The only way to insure that some HTML markup does not contain any JavaScript is to filter it of all unsafe HTML tags and attributes, in order to prevent Cross-Site Scripting (XSS).
However, there is in general no reliable way of explicitly removing all unsafe elements and attributes by their names, since certain browsers may interpret ones of which you weren't even aware at the time of design, and thus open up a security hole for malicious users. This is why you're much better off taking a whitelisting approach rather than a blacklisting one. That is to say, only allow HTML tags that you are sure are safe, and stripping all others by default. Indeed, only one accidently permitted tag can make your website vulnerable to XSS.

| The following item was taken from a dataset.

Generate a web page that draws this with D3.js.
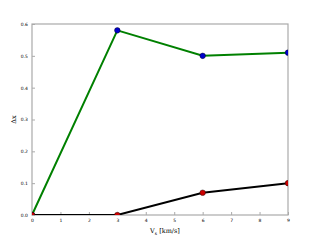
<!DOCTYPE html>
<html>
<head>
<meta charset="utf-8">
<script src="https://cdn.jsdelivr.net/npm/d3@7"></script>
<style>
  body { margin: 0; background: #fff; }
  text { font-family: "DejaVu Serif", serif; }
</style>
</head>
<body>
<svg id="chart" width="320" height="240"></svg>
<script>
const vs = [0, 3, 6, 9];
const greenSeries = [0, 0.58, 0.50, 0.51];
const blackSeries = [0, 0, 0.07, 0.10];
const xTicks = [0, 1, 2, 3, 4, 5, 6, 7, 8, 9];
const yTicks = [0.0, 0.1, 0.2, 0.3, 0.4, 0.5, 0.6];

const svg = d3.select("#chart");
const plotLeft = 32, plotRight = 288, plotTop = 24, plotBottom = 215;

const x = d3.scaleLinear().domain([0, 9]).range([plotLeft, plotRight]);
const y = d3.scaleLinear().domain([0, 0.6]).range([plotBottom, plotTop]);

svg.append("defs").append("clipPath").attr("id", "plot-clip")
    .append("rect")
    .attr("x", plotLeft).attr("y", plotTop)
    .attr("width", plotRight - plotLeft).attr("height", plotBottom - plotTop);

// axes, ticks pointing inward
const xAxis = svg.append("g")
    .attr("transform", `translate(0,${plotBottom})`)
    .call(d3.axisBottom(x).tickValues(xTicks).tickSize(-3).tickPadding(4).tickFormat(d3.format("d")));
const yAxis = svg.append("g")
    .attr("transform", `translate(${plotLeft},0)`)
    .call(d3.axisLeft(y).tickValues(yTicks).tickSize(-3).tickPadding(4).tickFormat(d3.format(".1f")));

[xAxis, yAxis].forEach(g => {
    g.select(".domain").remove();
    g.selectAll(".tick line").attr("stroke", "#555").attr("stroke-width", 0.5);
    g.selectAll(".tick text").attr("font-size", "4.5px").attr("fill", "#000")
        .style("font-family", "'DejaVu Sans', sans-serif");
});

// frame
svg.append("rect")
    .attr("x", plotLeft).attr("y", plotTop)
    .attr("width", plotRight - plotLeft).attr("height", plotBottom - plotTop)
    .attr("fill", "none")
    .attr("stroke", "#aaa")
    .attr("stroke-width", 1.2);

const line = d3.line()
    .x((d, i) => x(vs[i]))
    .y(d => y(d));

const plot = svg.append("g").attr("clip-path", "url(#plot-clip)");

const series = [
    {values: greenSeries, color: "#008000", marker: "#0000cc"},
    {values: blackSeries, color: "#000000", marker: "#cc0000"}
];

series.forEach(s => {
    plot.append("path")
        .attr("d", line(s.values))
        .attr("fill", "none")
        .attr("stroke", s.color)
        .attr("stroke-width", 2);
});

series.forEach(s => {
    plot.selectAll(null)
        .data(s.values)
        .enter()
        .append("circle")
        .attr("cx", (d, i) => x(vs[i]))
        .attr("cy", d => y(d))
        .attr("r", 2.8)
        .attr("fill", s.marker)
        .attr("stroke", "#000")
        .attr("stroke-width", 0.4);
});

// axis labels
svg.append("text")
    .attr("x", 165)
    .attr("y", 233)
    .attr("text-anchor", "middle")
    .attr("font-size", "6.5px")
    .html('V<tspan font-size="4.5px" dy="1.5">s</tspan><tspan dy="-1.5"> [km/s]</tspan>');

svg.append("text")
    .attr("transform", `translate(16,${(plotTop + plotBottom) / 2}) rotate(-90)`)
    .attr("text-anchor", "middle")
    .attr("font-size", "6.5px")
    .text("Δx");
</script>
</body>
</html>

See this article on HTML sanitisation, which offers some specific examples of why you should whitelist rather than blacklist. Quote from that page:
Here is an incomplete list of potentially dangerous HTML tags and attributes:
- script, which can contain malicious script
- applet, embed, and object, which can automatically download and execute malicious code
- meta, which can contain malicious redirects
- onload, onunload, and all other on* attributes, which can contain malicious script
- style, link, and the style attribute, which can contain malicious script
Here is another helpful page that suggests a set of HTML tags & attributes as well as CSS attributes that are typically safe to allow, as well as recommended practices.

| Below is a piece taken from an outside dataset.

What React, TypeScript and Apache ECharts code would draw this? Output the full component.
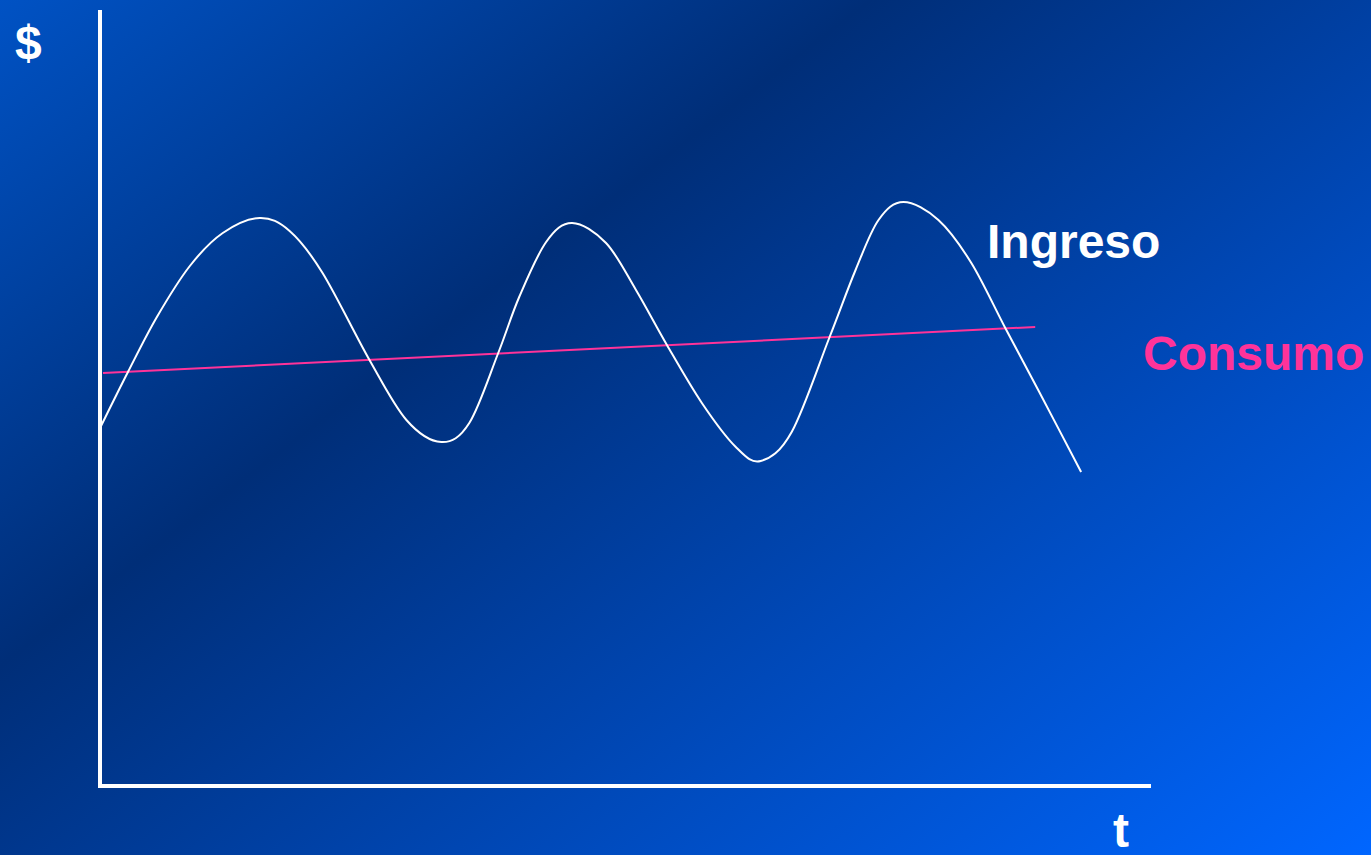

Although many website have in the past (and currently) use the blacklisting approach, there is almost never any true need for it. (The security risks invariably outweight the potential limitations whitelisting enforces with the formatting capabilities that are granted to the user.) You need to be very aware of its flaws.

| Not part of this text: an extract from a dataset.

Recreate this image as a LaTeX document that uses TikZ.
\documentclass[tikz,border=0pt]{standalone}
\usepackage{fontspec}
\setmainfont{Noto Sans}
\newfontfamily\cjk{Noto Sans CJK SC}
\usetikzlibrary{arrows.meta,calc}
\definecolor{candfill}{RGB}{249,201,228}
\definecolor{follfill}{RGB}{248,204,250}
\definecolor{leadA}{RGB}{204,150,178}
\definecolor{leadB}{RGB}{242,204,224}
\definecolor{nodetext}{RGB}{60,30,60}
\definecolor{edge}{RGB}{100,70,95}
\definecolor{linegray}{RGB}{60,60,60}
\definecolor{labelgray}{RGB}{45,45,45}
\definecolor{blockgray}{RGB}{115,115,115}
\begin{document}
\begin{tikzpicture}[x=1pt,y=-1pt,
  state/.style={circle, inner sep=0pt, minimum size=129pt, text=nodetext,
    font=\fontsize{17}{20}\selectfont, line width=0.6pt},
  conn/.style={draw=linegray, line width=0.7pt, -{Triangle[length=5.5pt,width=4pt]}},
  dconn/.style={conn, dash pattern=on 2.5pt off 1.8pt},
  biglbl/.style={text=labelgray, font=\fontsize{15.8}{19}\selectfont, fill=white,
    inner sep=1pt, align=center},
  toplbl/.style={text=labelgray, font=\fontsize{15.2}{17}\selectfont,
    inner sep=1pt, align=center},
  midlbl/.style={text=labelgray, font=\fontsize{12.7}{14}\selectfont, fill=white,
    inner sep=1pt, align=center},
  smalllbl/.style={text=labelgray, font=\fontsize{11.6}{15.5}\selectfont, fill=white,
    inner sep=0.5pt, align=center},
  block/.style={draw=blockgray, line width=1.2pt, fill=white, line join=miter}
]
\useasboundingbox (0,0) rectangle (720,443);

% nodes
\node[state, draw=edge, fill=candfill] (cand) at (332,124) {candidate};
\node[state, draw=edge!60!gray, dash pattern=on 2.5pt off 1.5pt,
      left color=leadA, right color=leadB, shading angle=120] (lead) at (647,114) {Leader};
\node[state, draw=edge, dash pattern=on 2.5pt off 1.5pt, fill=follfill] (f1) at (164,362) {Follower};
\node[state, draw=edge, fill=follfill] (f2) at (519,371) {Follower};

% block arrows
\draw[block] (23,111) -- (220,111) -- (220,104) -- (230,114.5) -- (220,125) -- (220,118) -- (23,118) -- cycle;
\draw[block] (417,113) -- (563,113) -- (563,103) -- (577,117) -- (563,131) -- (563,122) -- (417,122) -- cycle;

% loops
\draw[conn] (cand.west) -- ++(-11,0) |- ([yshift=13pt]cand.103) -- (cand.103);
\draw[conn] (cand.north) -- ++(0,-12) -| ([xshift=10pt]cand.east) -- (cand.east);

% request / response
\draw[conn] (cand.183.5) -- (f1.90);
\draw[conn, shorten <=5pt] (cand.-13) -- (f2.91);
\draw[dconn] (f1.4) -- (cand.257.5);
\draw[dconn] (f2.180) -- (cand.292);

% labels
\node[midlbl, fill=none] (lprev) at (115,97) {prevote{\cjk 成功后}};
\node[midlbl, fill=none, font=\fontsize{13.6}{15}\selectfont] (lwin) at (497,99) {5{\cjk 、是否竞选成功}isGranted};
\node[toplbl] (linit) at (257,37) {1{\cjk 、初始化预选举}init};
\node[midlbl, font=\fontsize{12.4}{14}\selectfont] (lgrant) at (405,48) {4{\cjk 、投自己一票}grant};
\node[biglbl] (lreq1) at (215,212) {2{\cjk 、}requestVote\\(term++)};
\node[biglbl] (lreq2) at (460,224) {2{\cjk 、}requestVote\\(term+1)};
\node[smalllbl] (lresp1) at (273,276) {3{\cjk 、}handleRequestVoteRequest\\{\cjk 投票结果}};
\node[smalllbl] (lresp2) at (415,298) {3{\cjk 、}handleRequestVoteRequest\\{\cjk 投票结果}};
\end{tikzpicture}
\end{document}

For example, this page gives a list of what are supposably "all" the HTML tags you might want to strip out. Just from observing it briefly, you should notice that it contains a very limited number of element names; a browser could easily include a proprietary tag that unwittingly allowed scripts to run on your page, which is essentially the main problem with blacklisting.
Finally, I would strongly recommend that you utilise an HTML DOM library (such as the well-known HTML Agility Pack) for .NET, as opposed to RegEx to perform the cleaning/whitelisting, since it would be significantly more reliable. (It is quite possible to create some pretty crazy obfuscated HTML that can fool regexes! A proper HTML reader/writer makes the coding of the system much easier, anyway.)
Hopefully that should given you a decent overview of what you need to design in order to fully (or at least maximally) prevent XSS, and how it's critical that HTML sanitisation is performed with the unknown factor in mind.
As pointed out by Lee Theobald, that's a very dangerous plan. You cannot by definition ever produce "safe" HTML by filtering/blacklisting, since the user might put stuff into the HTML that you didn't think about (or that don't even exist in your browser version, but does in others).
The only safe way is a whitelisting approach, i.e. strip everything but plain text and certain specific HTML constructs. This incidentially is what stackoverflow.com does :-).